CambridgeSemiticsLab / nena_corpus

The NENA corpus in plain-text markup
Creative Commons Attribution 4.0 International
2 stars 2 forks source link

Rare characters alpha, dotless i, small y #8

Closed codykingham closed 4 years ago

codykingham commented 4 years ago

in the corpus we get these two characters that occur pretty rarely: Alpha “a” (ɑ, 96x) and dotless i (ı, 9x).

My understanding is that these represent characters in a foreign word. We already have a feature foreign that indicates a word is in a foreign language. 103/109 words containing an alpha or dotless "i" are already marked as foreign (based on lack of italics in original MS document source).

6/109 words containing an alpha are not marked as foreign for some reason (numbers are TF nodes):

[(774877, '⁺tɑ̄̀n '),
 (774924, '⁺Hayə̀stɑn,ˈ '),
 (774929, '⁺tɑn='),
 (775422, 'Téhrɑn '),
 (813725, 'Šɑ̄h '),
 (813726, 'Abbɑ̄̀sˈ ')]

@GeoffreyKhan Can we go ahead and normalize alpha and dotless "i" to "a" and "i" (respectively)? Is there any reason to keep these characters. I'm developing a list of acceptable characters in our database, and it would be nice to normalize these. I can automatically adjust all cases. Then I can add the foreign feature to these 6 words that are lacking it.
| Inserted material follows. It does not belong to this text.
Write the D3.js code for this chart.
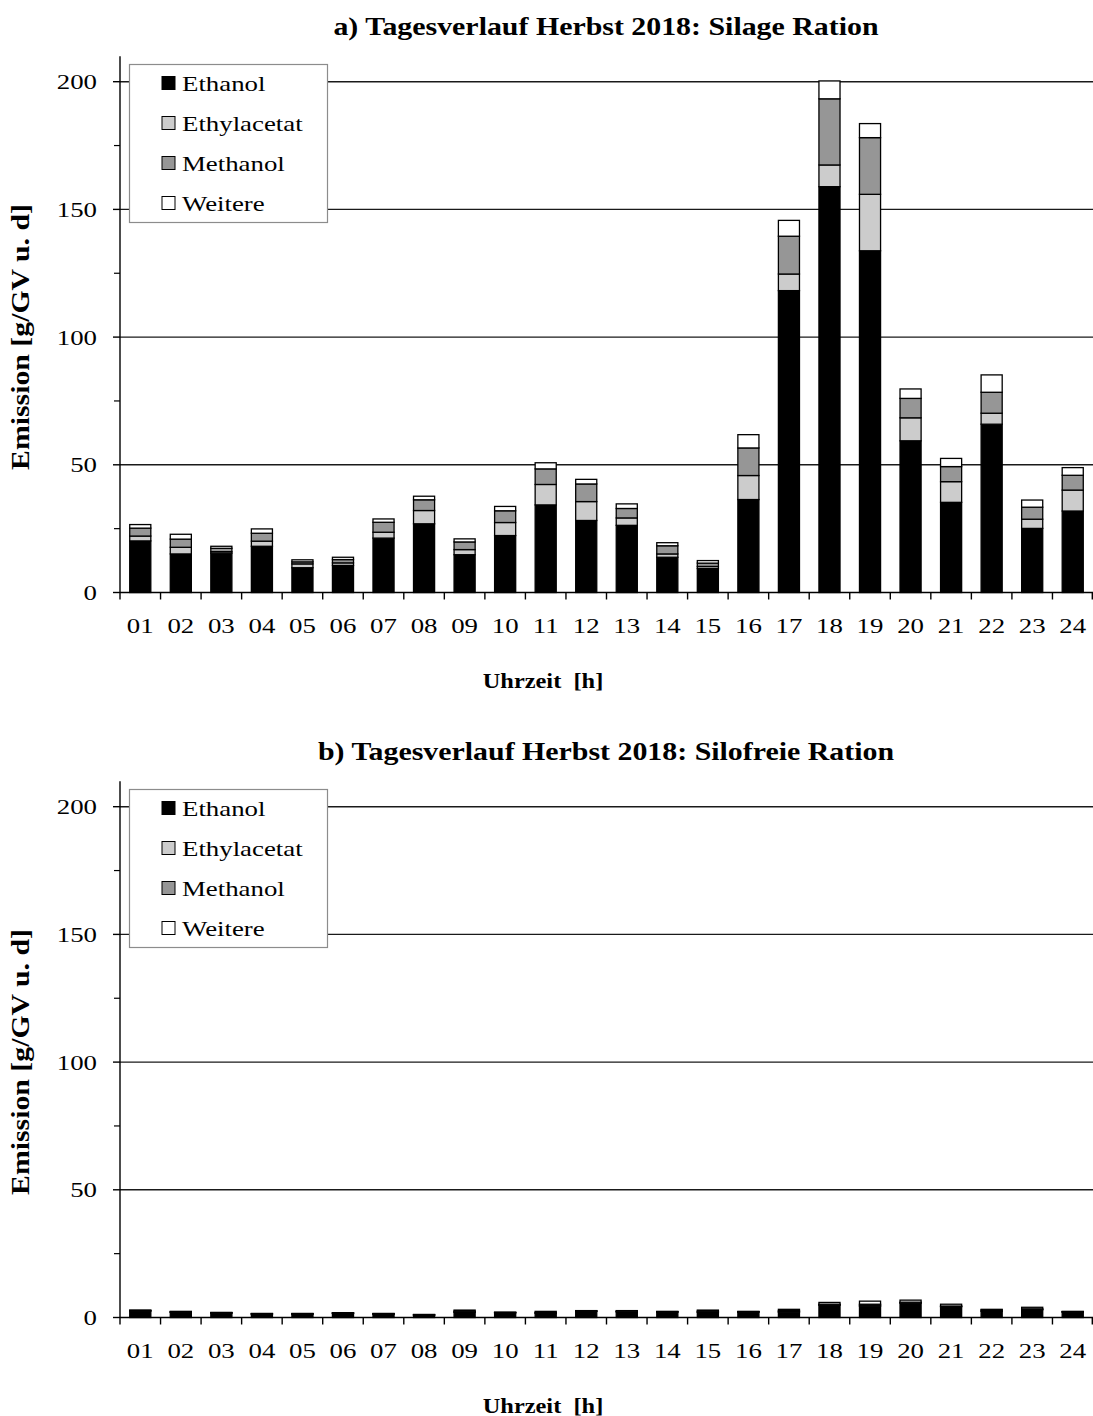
<!DOCTYPE html>
<html>
<head>
<meta charset="utf-8">
<script src="https://cdn.jsdelivr.net/npm/d3@7"></script>
<style>
  body { margin: 0; background: #fff; }
  svg { display: block; }
  text { font-family: "Liberation Serif", "Times New Roman", serif; fill: #000; }
</style>
</head>
<body>
<svg id="chart" width="1093" height="1416"></svg>
<script>
// Hours of the day (x categories)
const hours = ["01","02","03","04","05","06","07","08","09","10","11","12",
               "13","14","15","16","17","18","19","20","21","22","23","24"];

// Stacked components
const components = ["Ethanol", "Ethylacetat", "Methanol", "Weitere"];
const componentColors = ["#000000", "#cccccc", "#969696", "#ffffff"];

// a) Silage ration, emission in g/GV u. d
const silageEthanol     = [20.2,15.1,15.4,18.1, 9.7,10.6,21.3,26.9,14.8,22.3,34.3,28.2,26.3,13.8, 9.4,36.4,118.2,158.9,133.8,59.4,35.3,65.9,25.1,31.9];
const silageEthylacetat = [ 1.9, 2.6, 0.6, 2.0, 1.5, 1.0, 2.3, 5.2, 2.0, 5.1, 8.0, 7.4, 2.9, 1.3, 0.8, 9.4,  6.5,  8.5, 22.1, 9.0, 8.1, 4.3, 3.6, 8.2];
const silageMethanol    = [ 3.1, 3.2, 1.3, 3.1, 0.8, 1.3, 3.9, 4.2, 3.0, 4.6, 6.1, 6.9, 3.7, 3.2, 1.3,10.8, 14.8, 25.9, 22.2, 7.6, 5.9, 8.2, 4.7, 5.8];
const silageWeitere     = [ 1.4, 1.9, 0.8, 1.7, 0.8, 0.9, 1.3, 1.4, 1.2, 1.7, 2.4, 1.8, 1.8, 1.2, 1.0, 5.2,  6.2,  7.0,  5.5, 3.7, 3.2, 6.8, 2.8, 3.0];

// b) Silage-free ration
const freeEthanol     = [2.5,2.0,1.7,1.3,1.3,1.6,1.3,0.9,2.0,1.8,1.6,2.4,2.2,2.1,2.0,2.1,2.1,4.8,4.4,5.6,4.2,2.4,3.0,2.1];
const freeEthylacetat = [0.1,0.1,0.1,0.1,0.1,0.1,0.1,0.1,0.2,0.1,0.2,0.1,0.1,0.1,0.2,0.1,0.2,0.2,0.4,0.2,0.2,0.2,0.2,0.1];
const freeMethanol    = [0.2,0.2,0.1,0.1,0.1,0.1,0.1,0.1,0.3,0.1,0.2,0.1,0.2,0.1,0.3,0.1,0.4,0.2,0.4,0.2,0.1,0.4,0.2,0.1];
const freeWeitere     = [0.1,0.1,0.1,0.1,0.1,0.1,0.1,0.1,0.4,0.1,0.4,0.1,0.2,0.1,0.4,0.1,0.5,0.7,1.2,0.8,0.7,0.2,0.6,0.1];

const yMajorTicks = [0, 50, 100, 150, 200];
const yMinorTicks = [25, 75, 125, 175];
const yMax = 210;

// Serif type in this figure is set slightly wide
const WIDE = 1.22;

const svg = d3.select("#chart");

// Places a text at (x, y) with the wide glyph proportions
function wideText(sel, x, y) {
  return sel.attr("x", 0).attr("y", 0)
    .attr("transform", (d, i) => {
      const px = typeof x === "function" ? x(d, i) : x;
      const py = typeof y === "function" ? y(d, i) : y;
      return `translate(${px},${py}) scale(${WIDE},1)`;
    });
}

function drawPanel(offsetY, title, series) {
  const left = 120, right = 1093;
  const y0 = offsetY + 592.5, yTop = y0 - yMax * 2.554;

  const g = svg.append("g");

  const x = d3.scaleBand().domain(hours).range([left, right]).paddingInner(0.48).paddingOuter(0.24);
  const xEdges = d3.scaleBand().domain(hours).range([left, right]).padding(0);
  const y = d3.scaleLinear().domain([0, yMax]).range([y0, yTop]);

  const rows = hours.map((h, i) => {
    const r = { hour: h };
    components.forEach((c, k) => { r[c] = series[k][i]; });
    return r;
  });
  const stacked = d3.stack().keys(components)(rows);

  // Gridlines
  g.append("g").selectAll("line").data(yMajorTicks.filter(d => d > 0)).join("line")
    .attr("x1", left).attr("x2", right)
    .attr("y1", d => y(d)).attr("y2", d => y(d))
    .attr("stroke", "#1a1a1a").attr("stroke-width", 1.4);

  // Bars
  g.append("g").selectAll("g").data(stacked).join("g")
    .attr("fill", (d, i) => componentColors[i])
    .selectAll("rect").data(d => d).join("rect")
    .attr("x", d => x(d.data.hour))
    .attr("width", x.bandwidth())
    .attr("y", d => y(d[1]))
    .attr("height", d => Math.max(0, y(d[0]) - y(d[1])))
    .attr("stroke", "#000").attr("stroke-width", 1.3);

  // Y axis
  g.append("line").attr("x1", left).attr("x2", left).attr("y1", yTop).attr("y2", y0)
    .attr("stroke", "#000").attr("stroke-width", 1.4);
  g.append("g").selectAll("line").data(yMajorTicks).join("line")
    .attr("x1", left - 7).attr("x2", left).attr("y1", d => y(d)).attr("y2", d => y(d))
    .attr("stroke", "#000").attr("stroke-width", 1.4);
  g.append("g").selectAll("line").data(yMinorTicks).join("line")
    .attr("x1", left - 6).attr("x2", left).attr("y1", d => y(d)).attr("y2", d => y(d))
    .attr("stroke", "#000").attr("stroke-width", 1.2);
  wideText(g.append("g").selectAll("text").data(yMajorTicks).join("text"), 97, d => y(d) + 7.5)
    .attr("text-anchor", "end").attr("font-size", 22)
    .text(d => d);

  // X axis
  g.append("line").attr("x1", left).attr("x2", right).attr("y1", y0).attr("y2", y0)
    .attr("stroke", "#000").attr("stroke-width", 1.4);
  const edges = hours.map(h => xEdges(h)).concat([right - 0.7]);
  g.append("g").selectAll("line").data(edges).join("line")
    .attr("x1", d => d).attr("x2", d => d).attr("y1", y0).attr("y2", y0 + 7)
    .attr("stroke", "#000").attr("stroke-width", 1.4);
  wideText(g.append("g").selectAll("text").data(hours).join("text"),
      d => x(d) + x.bandwidth() / 2, y0 + 40)
    .attr("text-anchor", "middle").attr("font-size", 22)
    .text(d => d);

  // Titles
  wideText(g.append("text"), 606, offsetY + 35)
    .attr("text-anchor", "middle").attr("font-size", 24.5).attr("font-weight", "bold")
    .text(title);
  wideText(g.append("text"), 543, y0 + 95)
    .attr("text-anchor", "middle").attr("font-size", 20).attr("font-weight", "bold")
    .attr("xml:space", "preserve")
    .text("Uhrzeit  [h]");
  g.append("text")
    .attr("transform", `translate(29,${offsetY + 337}) scale(${WIDE},1) rotate(-90)`)
    .attr("text-anchor", "middle").attr("font-size", 20).attr("font-weight", "bold")
    .attr("textLength", 266).attr("lengthAdjust", "spacingAndGlyphs")
    .text("Emission [g/GV u. d]");

  // Legend
  const lg = g.append("g");
  lg.append("rect").attr("x", 129.5).attr("y", offsetY + 64.5).attr("width", 198).attr("height", 158)
    .attr("fill", "#fff").attr("stroke", "#8c8c8c").attr("stroke-width", 1.2);
  const item = lg.selectAll("g").data(components).join("g")
    .attr("transform", (d, i) => `translate(0,${offsetY + 83 + i * 40})`);
  item.append("rect").attr("x", 162).attr("y", -6.5).attr("width", 13).attr("height", 13)
    .attr("fill", (d, i) => componentColors[i]).attr("stroke", "#000").attr("stroke-width", 1);
  wideText(item.append("text"), 182, 7.5).attr("font-size", 22).text(d => d);
}

drawPanel(0, "a) Tagesverlauf Herbst 2018: Silage Ration",
  [silageEthanol, silageEthylacetat, silageMethanol, silageWeitere]);
drawPanel(725, "b) Tagesverlauf Herbst 2018: Silofreie Ration",
  [freeEthanol, freeEthylacetat, freeMethanol, freeWeitere]);
</script>
</body>
</html>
codykingham commented 4 years ago

Same question about small letter y (ʸ, 15x). Can we normalize this to "y"?

GeoffreyKhan commented 4 years ago

Dear Cody,

Yes, for the purpose of the database it is perfectly fine to normalize these characters as you suggest.

Best wishes

Geoffrey

On 30/03/2020 11:39, Cody Kingham wrote:

in the corpus we get these two characters that occur pretty rarely: Alpha “a” (ɑ, 96x) and dotless i (ı, 9x).

My understanding is that these represent characters in a foreign word. We already have a feature |foreign| that indicates a word is in a foreign language. 103/109 words containing an alpha or dotless "i" are already marked as |foreign| (based on lack of italics in original MS document source).

6/109 words containing an alpha are not marked as foreign for some reason (numbers are TF nodes):

|[(774877, '⁺tɑ̄̀n '), (774924, '⁺Hayə̀stɑn,ˈ '), (774929, '⁺tɑn='), (775422, 'Téhrɑn '), (813725, 'Šɑ̄h '), (813726, 'Abbɑ̄̀sˈ ')] |

@GeoffreyKhan https://github.com/GeoffreyKhan Can we go ahead and normalize alpha and dotless "i" to "a" and "i" (respectively)? Is there any reason to keep these characters. I'm developing a list of acceptable characters in our database, and it would be nice to normalize these. I can automatically adjust all cases. Then I can add the |foreign| feature to these 6 words that are lacking it.

— You are receiving this because you were mentioned. Reply to this email directly, view it on GitHub https://github.com/CambridgeSemiticsLab/nena_corpus/issues/8, or unsubscribe https://github.com/notifications/unsubscribe-auth/AMC4DGZG7U4KOKCBEMIPHATRKBZEPANCNFSM4LWPGNFA.

-- Geoffrey Khan Regius Professor of Hebrew University of Cambridge

Faculty of Asian and Middle Eastern Studies Sidgwick Avenue Cambridge CB3 9DA UK

codykingham commented 4 years ago

Now done in a137d37403e9b650ef24bdda0d5715fe45b2e39b.